4 thoughts on “Level of Study

  1. Chris

    I’m of two minds on this. There are still incredible animators nowadays that don’t use reference, like Hiroyuki Okiura. Their stuff looks almost rotoscoped but it’s not, it’s just the result of an incredible repository of animation knowledge. I think processing observational study with our own artistic sensibilities is how to arrive at a style. However many clients, especially in vfx, don’t want a style. They want to know that this animal moves exactly the way it would in reality and may request to see the reference. So then it becomes a matter of just using reference because it’s both convenient and appeals to the client.

  2. Tim

    Hey Chris, yeah I agree with you. The example sketches by Milt Kahl above highlights what you mention, his observational studies combined with his artistic sensibilities combined to bring something structured yet simplified in his drawings. It’s a shame that you’re finding clients not willing to go that route, hopefully over time innovation will win over conservatism in the regards of style. We’ve definitely seen it on the character animation side in the past few years.

    I’ll reword the blog post, rather than a question of reference and style, I think what I found most interesting in the observational drawings is what we don’t often see as animators: the inner workings of renown animators such as the nine old men. I find we’re often presented or pass around work they’ve created at an accomplished level and tend to gloss over how they reached that level. As a comparison, we have troves of diaries and studies from Leonardo Da Vinci, we can pinpoint choices made in the Mona Lisa in studies done years earlier or read about his trips to a morgue to understand the muscles involved in her smile. But with our equivalent in the animation industry I feel we’re just being shown the Mona Lisa’s (clips from films) or the preliminary sketches of the Mona Lisa (pencil tests). I’ve read Kahl studied Muybridge extensively, and yet I haven’t seen one sketch of that.

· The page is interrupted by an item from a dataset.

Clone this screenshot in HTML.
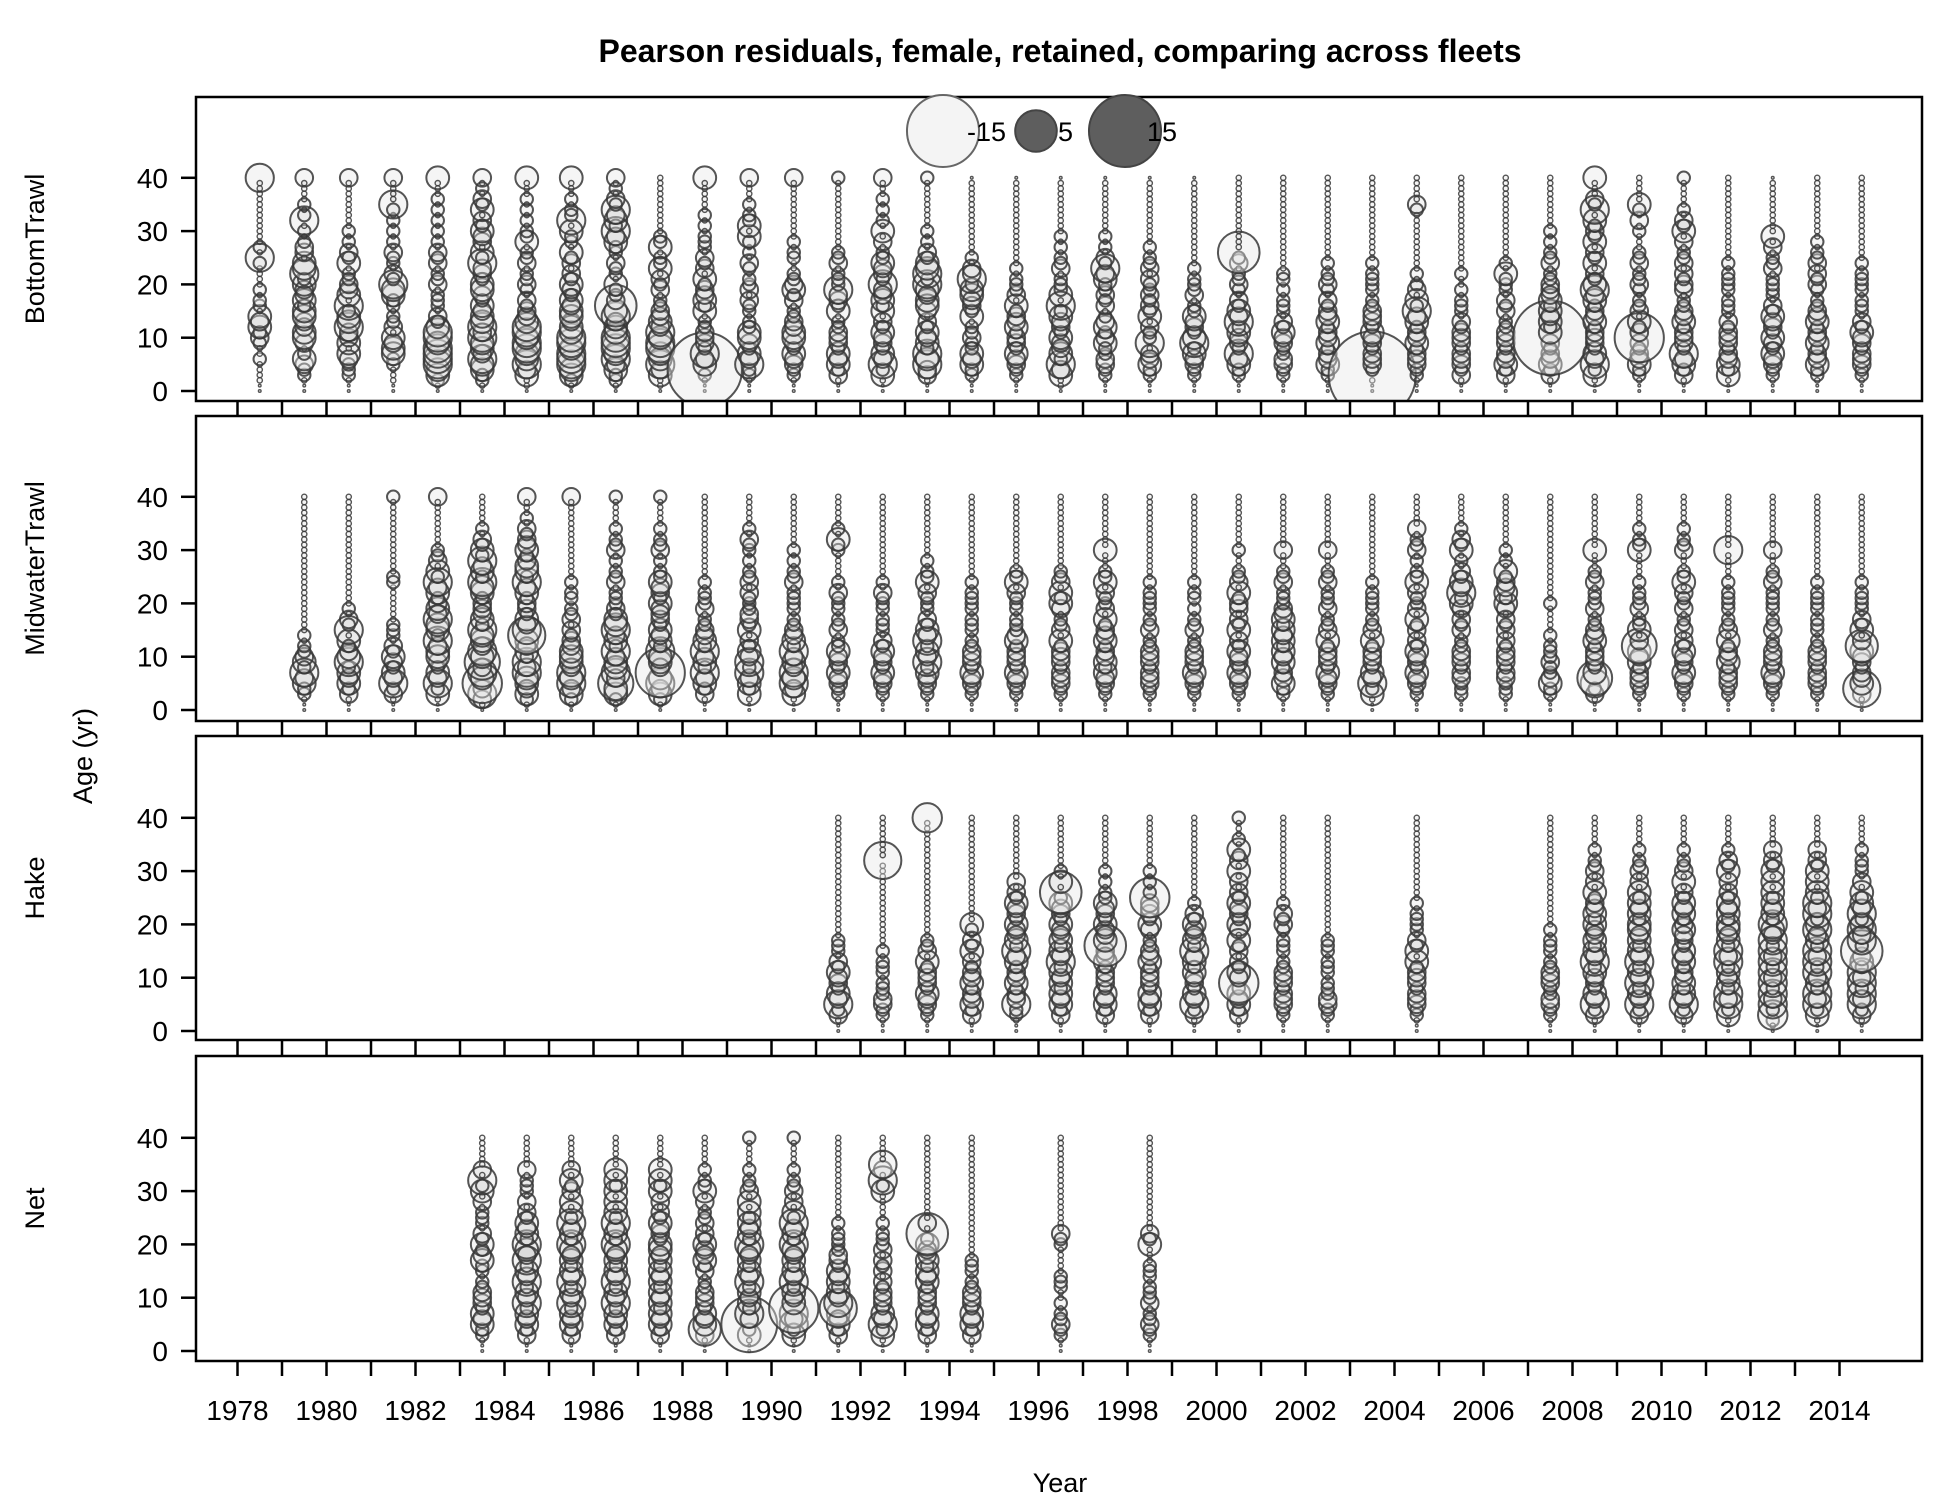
<!DOCTYPE html>
<html><head><meta charset="utf-8">
<style>
html,body{margin:0;padding:0;background:#fff;}
svg{display:block;font-family:"Liberation Sans",Arial,sans-serif;}
</style></head>
<body>
<svg id="chart" width="1950" height="1500" viewBox="0 0 1950 1500" xmlns="http://www.w3.org/2000/svg">
<text x="1060" y="62" text-anchor="middle" font-size="32" font-weight="bold">Pearson residuals, female, retained, comparing across fleets</text>
<text x="1060" y="1500" text-anchor="middle" font-size="27" dy="-8">Year</text>
<text transform="translate(92,756) rotate(-90)" text-anchor="middle" font-size="27">Age (yr)</text>
<g id="panels"></g>
</svg>
<script>
// ---- data ----
const fleetNames = ["BottomTrawl","MidwaterTrawl","Hake","Net"];
const btYears = [1978,1979,1980,1981,1982,1983,1984,1985,1986,1987,1988,1989,1990,1991,1992,1993,1994,1995,1996,1997,1998,1999,2000,2001,2002,2003,2004,2005,2006,2007,2008,2009,2010,2011,2012,2013,2014];
const btCodes = [
"0011112b12 3c4d4b2c12 1111c5b211 1111111111 5","0012c3e2b3 e4d3e4c4d3 4c5e4b3d21 2b52121111 3","0012c2d4b4 3d5e4c5b4d 3c2b4c3b21 2111111111 3","0011122e4d 4b3c2b2c4e 5c3b2c3b21 2121c51111 3",
"012e4f5f5e 5f4c3b2c2b 3c2b3c3b21 2121212111 4","012c4e5d4e 5d5e4d4c3e 4c3d5c4b3d 4c3b4c3b21 3","0114d5e4f5 e5f4d3c3b2 3c2b3c2b4c 2b21212111 4","0124e5f5e5 f4e3e4d4c3 4c3b3c4b2c 4b5c2b2111 4",
"012c4d5e5f 5e4d5e3d2c 4b2c3b2c4d 5c4d5c3b21 3","0114d5e4f5 e5d4d3c2b3 c3b4c2b4c2 1111111111 1","0012c4d5c3 d3c2b4c4d3 c4b3c3b2c2 b212111111 4","0012c5d4c3 e4c2b2c3b3 2c1c3b21c4 b4c2b21111 3",
"0012c3d4c3 e4d3c2b3c4 3c2b1c2b21 1111111111 3","0013c4d4c3 d3c2b4c3d5 2c2b3c2111 1111111111 2","0014c5d4c3 d4c3b4c4d3 5c3d4c2b31 4b21212111 3","0013d5e5c4 d4c3b3e4d4 5c5e4c3b21 2111111111 2",
"0012c4d4c2 3c2b4c3d4 4c5d3b2111 1111111111 1","0012c3d4c3 3c4d3c4b3 2c2b211111 1111111111 1","0114d5c4d3 4c3d4c5b4 2c2b3c2b21 2111111111 1","0012c3d2c4 3c4d2b3c3 2c4d5c3b21 2111111111 1",
"0012c4d3b5 2c3b4c3c3 2c3b3c2b21 1111111111 1","0012c3d4c5 4c3d4c2b3 2c2b211111 1111111111 1","0012c4d5c3 d4c5d4c3b2 3c2b3c2b11 1111111111 1","0012c3d2c3 d4c3b2c2b2 1c2b111111 1111111111 1",
"0012c4d3c4 d3c4d3c3b2 3c2b211111 1111111111 1","0012c3d3c3 d4c3d3c2b2 2c2b211111 1111111111 1","0012c3d3c4 d3c4d5c4b3 2b21111111 1111c31111 1","0013c3d3c3 d3c3b2c2b2 1b21111111 1111111111 1",
"0013c4d3c3 d3c2b3c3b2 2c4b211111 1111111111 1","0013c4d3c3 d4c4d4c4d3 3c2b3c2b21 2111111111 1","0014c5d4c3 d3c4d3c4d5 4c3b4c3b42 3c4b5c3111 4","0012c4d3c3 d3c4b3c2b2 3c2b3c2b11 2b31c41111 1",
"0013c4d5c3 d3c4d3c2b3 3c3b3c2b31 4c3b211111 2","0014c4d3c3 d3c3b2c2b2 2c2b211111 1111111111 1","0012c3d4c3 4c3d4c3b2 2c2b3c2b31 4111111111 1","0012c4d3c4 d3c4d3c2b2 3c3b3c2b21 1111111111 1",
"0012c3d3c3 d4c3b2c2b2 2c2b211111 1111111111 1"];
const mwYears = [1979,1980,1981,1982,1983,1984,1985,1986,1987,1988,1989,1990,1991,1992,1993,1994,1995,1996,1997,1998,1999,2000,2001,2002,2003,2004,2005,2006,2007,2008,2009,2010,2011,2012,2013,2014];
const mwCodes = [
"0012c4d5c4 3c2b211111 1111111111 1111111111 1","0013c4d4c5 e3c4b5c3b2 1111111111 1111111111 1","0013c5d4c3 4c3b2c2111 1111c21111 1111111111 2","0014c5d4c3 e4d5c4e5d4 3c4d5c4b3c 2111111111 3",
"0135d6e5d6 e5d4e5c4d3 3c4e5c4d5c 4c3b211111 1","0124d4e5d5 c4d4e5d4c3 3c4d5c4e3c 4d3c3b2111 3","0124d5e5d4 e4d3c3b3c2 1c2b211111 1111111111 3","0124e6d5e4 d5c4d5e4c3 2c2b3c2b21 3c2b211111 2",
"0124d5e5d4 e5c4d4c3d3 4c3d4c2b21 3c2b211111 2","0013c4d5c4 d5c4d3c2b3 2c2b211111 1111111111 1","0014c4d5c5 d4c3b4c3d2 2c3b3c2b21 2c3b211111 1","0014d5e5d4 d5c4d3c2b2 2c2b3c2b21 2111111111 1",
"0012c3d4c3 d4c2b3c2b2 2c3b211111 2c4b211111 1","0012c3d4c3 d4c3b2c2b2 2c3b211111 1111111111 1","0012c3d4c5 d4c5d4c3b2 2c3b4c2b21 1111111111 1","0012c3d4c3 d3c2b2c2b2 2c2b211111 1111111111 1",
"0012c3d4c3 d3c4d2c2b2 2c3b4c2b11 1111111111 1","0012c3d3c3 d3c4b3c2b3 4c4b3c2b11 1111111111 1","0012c3d4c4 d3c4d3c4b3 2c3b4c2b11 4111111111 1","0012c3d3c3 d3c2b3c2b2 2c2b211111 1111111111 1",
"0012c3d4c3 d3c2b3c2b2 1c2b211111 1111111111 1","0012c3d4c3 d4c3b4c3b3 3c4b3c2b11 2111111111 1","0012c4d3c4 d4c4d4c4d3 2c2b3c2b11 3111111111 1","0012c3d4c3 d3c4b3c2b3 2c2b3c2b11 3111111111 1",
"0014c5d4c3 d3c4b3c2b2 2c2b211111 1111111111 1","0012c3d4c3 d4c3b3c4b3 2c3b4c2b21 3c2b311111 1","0012c2d3c3 d3c2b3c3b3 4c5d4c3b21 4c3b211111 1","0012c2d3c3 d3c3b3c3b3 4c4d3c4b21 2111111111 1",
"0012c4d2c3 2c2b211111 2111111111 1111111111 1","0013c5d4c3 d3c4d3c2b3 2c2b3c2b11 4111111111 1","0012c3d3c4 d4c3b4c2b3 2c2b211111 4c2b211111 1","0012c3d4c3 d4c3b3c2b3 2c3b4c2b11 3c2b211111 1",
"0012c3d3c4 d3c4b3c2b2 2c2b211111 5111111111 1","0012c3d4c3 d3c2b3c2b2 2c2b3c2b11 3111111111 1","0012c3d3c3 d3c2b2c2b2 2c2b211111 1111111111 1","0013c4d3c3 d4c3b4c3b2 2c2b211111 1111111111 1"];
const hkYears = [1991,1992,1993,1994,1995,1996,1997,1998,1999,2000,2001,2002,2004,2007,2008,2009,2010,2011,2012,2013,2014];
const hkCodes = [
"0013c5d4c3 d4c3b2c211 1111111111 1111111111 1","0012c3d2c2 b2c2b21111 1111111111 1111111111 1","0012c3d4c3 d3c4b3c211 1111111111 1111111111 1","0013c4d3c4 d3c3b4c3b2 4111111111 1111111111 1",
"0012c5d3c4 d3c4d5c4d3 4c3d4c3b31 1111111111 1","0013c4d4c4 d4c5d4c4d3 4c3d4c3b41 2111111111 1","0013c4d4c3 d3c4d3c4d3 4c3d4c2b21 2111111111 1","0013c4d4c3 d3c4d3c2b3 4c3d3c2b21 2111111111 1",
"0013c5d4c3 d4c4d5c4d3 4c3b211111 1111111111 1","0013c4d4c3 d4c3b3c4b3 4c3d4c3b31 4b3c4b2111 2","0012c3d3c3 d3c2b2c2b2 3c3b211111 1111111111 1","0012c3d2c2 b2c2b2c211 1111111111 1111111111 1",
"0012c3d3c3 d3c4b4c3b2 2c2b211111 1111111111 1","0012c3d2c3 d3c2b2c2b2 1111111111 1111111111 1","0013c5d4c3 d4c5d4c4d3 4c4d3c4b31 3c2b211111 1","0013c5d4c5 d4c5d4c4d4 4c4d4c4b31 3c2b211111 1",
"0013c5d4c4 d3c4d4c3d4 3c4d4c3b41 3c2b211111 1","0014c5d5c4 d4c5d5c4d4 4c4d4c3b31 4c3b211111 1","0124c5d5c5 d5c5d5c5d4 5c4d4c4b41 4c3b311111 1","0014c5d5c4 d5c5d5c4d5 4c5d5c4b41 4c3b311111 1",
"0013c5d5c5 d5c4d5c5d5 4c5d4c4b31 2c2b211111 1"];
const ntYears = [1983,1984,1985,1986,1987,1988,1989,1990,1991,1992,1993,1994,1996,1998];
const ntCodes = [
"0012c4d4c3 d3c2b2c4d2 4c3b2c2b31 4c5b311111 1","0013c4d4c5 d4c5d4c5d4 5c4d4c3b31 2c2b311111 1","0013c4d4c5 d4c5d4c4d4 5c4d5c4b41 3c4b311111 1","0013c4d4c5 d4c5d4c4d4 5c4d5c4b41 4c4b411111 1",
"0013c4d4c4 d4c4d4c4d4 4c3d4c3b31 4c4b411111 1","0013c4d4c3 d3c2b3c4d3 4c3b3c2b31 4c2b211111 1","0014c5d5c4 d4c5d4c4d4 5c4d4c4b41 3c2b211111 2","0014c5d5c4 d4c5d4c4d4 5c4d5c4b31 3c2b211111 2",
"0013c4d4c5 d4c4d4c3d2 2c2b211111 1111111111 1","0014c5d4c3 d3c3b3c3b3 2c2b211111 4c5b311111 1","0013c4d4c3 d3c4d4c4d3 4c5b311111 1111111111 1","0013c4d4c3 d3c2b2c211 1111111111 1111111111 1",
"0012c3c2b2 1b2c211111 2c31111111 1111111111 1","0012c3c2b3 2c2b2c2111 4c31111111 1111111111 1"];
// magnitude levels for codes 0-9 (positive) / a-j (negative)
const codeLevels = [0.02,0.08,0.45,0.9,1.5,2.3,3.6,5,7,10];
// large residuals read individually: fleet index, year, age, value
const bigFleet = [0,0,0,0,0,0, 1,1,1,1,1,1,1, 2,2,2,2,2,2,2,2, 3,3,3,3,3,3];
const bigYear  = [1988,1986,2000,2003,2007,2009, 1983,1984,1987,2014,2014,2008,2009, 1992,1993,1996,1997,1998,2000,2014,2012, 1989,1990,1991,1988,1993,1992];
const bigAge   = [4,16,26,3,10,10, 5,14,7,4,12,6,12, 32,40,26,16,25,9,15,3, 5,8,8,4,22,35];
const bigValue = [-16,5,-5,-22,-16,-7, -4.5,-4,-7,-4,-3,-3.5,-3.5, -4,-2.5,-5,-5,-4.5,-4.5,-5,-2.5, -9,-7,-4,-3,-5,-2.2];
const ageTicks = [0,10,20,30,40];
const yearTicks = [1978,1979,1980,1981,1982,1983,1984,1985,1986,1987,1988,1989,1990,1991,1992,1993,1994,1995,1996,1997,1998,1999,2000,2001,2002,2003,2004,2005,2006,2007,2008,2009,2010,2011,2012,2013,2014];
const legendValues = [-15,5,15];

// ---- layout ----
const NS="http://www.w3.org/2000/svg";
const svg=document.getElementById('chart');
const L=196,R=1922;
const panelTop=[97,416,736,1056], panelBot=[401,721,1040,1361], age0=[391,710,1031,1351];
const pxAge=5.33;
function xScale(y){return 237.5+(y-1978)*44.5;}
function yScale(p,a){return age0[p]-a*pxAge;}
function rScale(v){return 9.3*Math.sqrt(Math.abs(v));}
function mk(tag,attrs,parent){const e=document.createElementNS(NS,tag);for(const k in attrs)e.setAttribute(k,attrs[k]);(parent||svg).appendChild(e);return e;}
function decode(s){s=s.replace(/ /g,'');const out=[];for(let i=0;i<41;i++){const c=s[i]||'0';const d=c.charCodeAt(0);if(d>=48&&d<=57)out.push(codeLevels[d-48]);else out.push(-codeLevels[d-97]);}return out;}

const fleetYears=[btYears,mwYears,hkYears,ntYears];
const fleetCodes=[btCodes,mwCodes,hkCodes,ntCodes];

for(let p=0;p<4;p++){
  const g=mk('g',{});
  
  
  const fl=mk('text',{transform:`translate(44,${(panelTop[p]+panelBot[p])/2}) rotate(-90)`,'text-anchor':'middle','font-size':27},g);
  fl.textContent=fleetNames[p];
  
  
  ageTicks.forEach(a=>{
    const y=yScale(p,a);
    const t=mk('line',{x1:181,x2:L,y1:y,y2:y,stroke:'#000','stroke-width':2.5},g);
    
    
    const tl=mk('text',{x:168,y:y+10,'text-anchor':'end','font-size':28},g);
    tl.textContent=a;
    
    
  });
  yearTicks.forEach(yr=>{
    const x=xScale(yr);
    const t=mk('line',{x1:x,x2:x,y1:panelBot[p],y2:panelBot[p]+15,stroke:'#000','stroke-width':2.5},g);
    
    
  });
  const years=fleetYears[p],codes=fleetCodes[p];
  const clip=mk('clipPath',{id:'clip'+p},g);
  mk('rect',{x:L,y:panelTop[p],width:R-L,height:panelBot[p]-panelTop[p]},clip);
  const bg=mk('g',{'clip-path':`url(#clip${p})`},g);
  years.forEach((yr,i)=>{
    const vals=decode(codes[i]);
    for(let k=0;k<bigFleet.length;k++){if(bigFleet[k]===p&&bigYear[k]===yr)vals[bigAge[k]]=bigValue[k];}
    vals.forEach((v,a)=>{
      const r=Math.max(0.9,rScale(v));
      const c=mk('circle',{cx:xScale(yr+0.5),cy:yScale(p,a),r:r,
        fill:v<0?'rgba(230,230,230,0.4)':'rgba(90,90,90,0.06)',stroke:'rgba(55,55,55,0.85)','stroke-width':r<4?1.4:2},bg);
      
      
    });
  });
  const frame=mk('rect',{x:L,y:panelTop[p],width:R-L,height:panelBot[p]-panelTop[p],fill:'none',stroke:'#000','stroke-width':2.5},g);
  
  
}
yearTicks.forEach(yr=>{
  if(yr%2!==0)return;
  const t=mk('text',{x:xScale(yr),y:1420,'text-anchor':'middle','font-size':28});
  t.textContent=yr;
  
  
});
const lg=mk('g',{});


const legCx=[943,1036,1125];
legendValues.forEach((v,i)=>{
  const c=mk('circle',{cx:legCx[i],cy:131,r:rScale(v),fill:v<0?'#f4f4f4':'#5e5e5e',stroke:v<0?'#666':'#444','stroke-width':2},lg);
  
  
  const t=mk('text',{x:legCx[i]+(v<0?24:22),y:141,'font-size':27},lg);
  t.textContent=v;
  
  
});
</script>
</body></html>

    I think the better we can understand that journey happening behind the scenes, the better we’re able to apply that to our own situation. I guess that’s more the direction this post should be written in.

    1. Chris

      There’s two books full of drawing practice that Disney animators did while being trained by Walt Stanchfield that give a clue to the level of study of the 9 old men. Anime fans also like passing around douga and genga, the rough and finished animation. With the internet it’s much easier to watch artists as they work, even over livestream or YouTube vlogs of their habits and study. It’s a great tune to be able to see the journey people are taking to refine their abilities!

  3. Tim

    Yep, I have the first Stanchfield book and it’s great. I also have the Eric Larson memoir with his animation lectures included and have an order for a book on Marc Davis that shows some of his figure and motion studies. But yeah it’s great this is more freely available than just a decade ago, I hope more becomes uncovered and shared.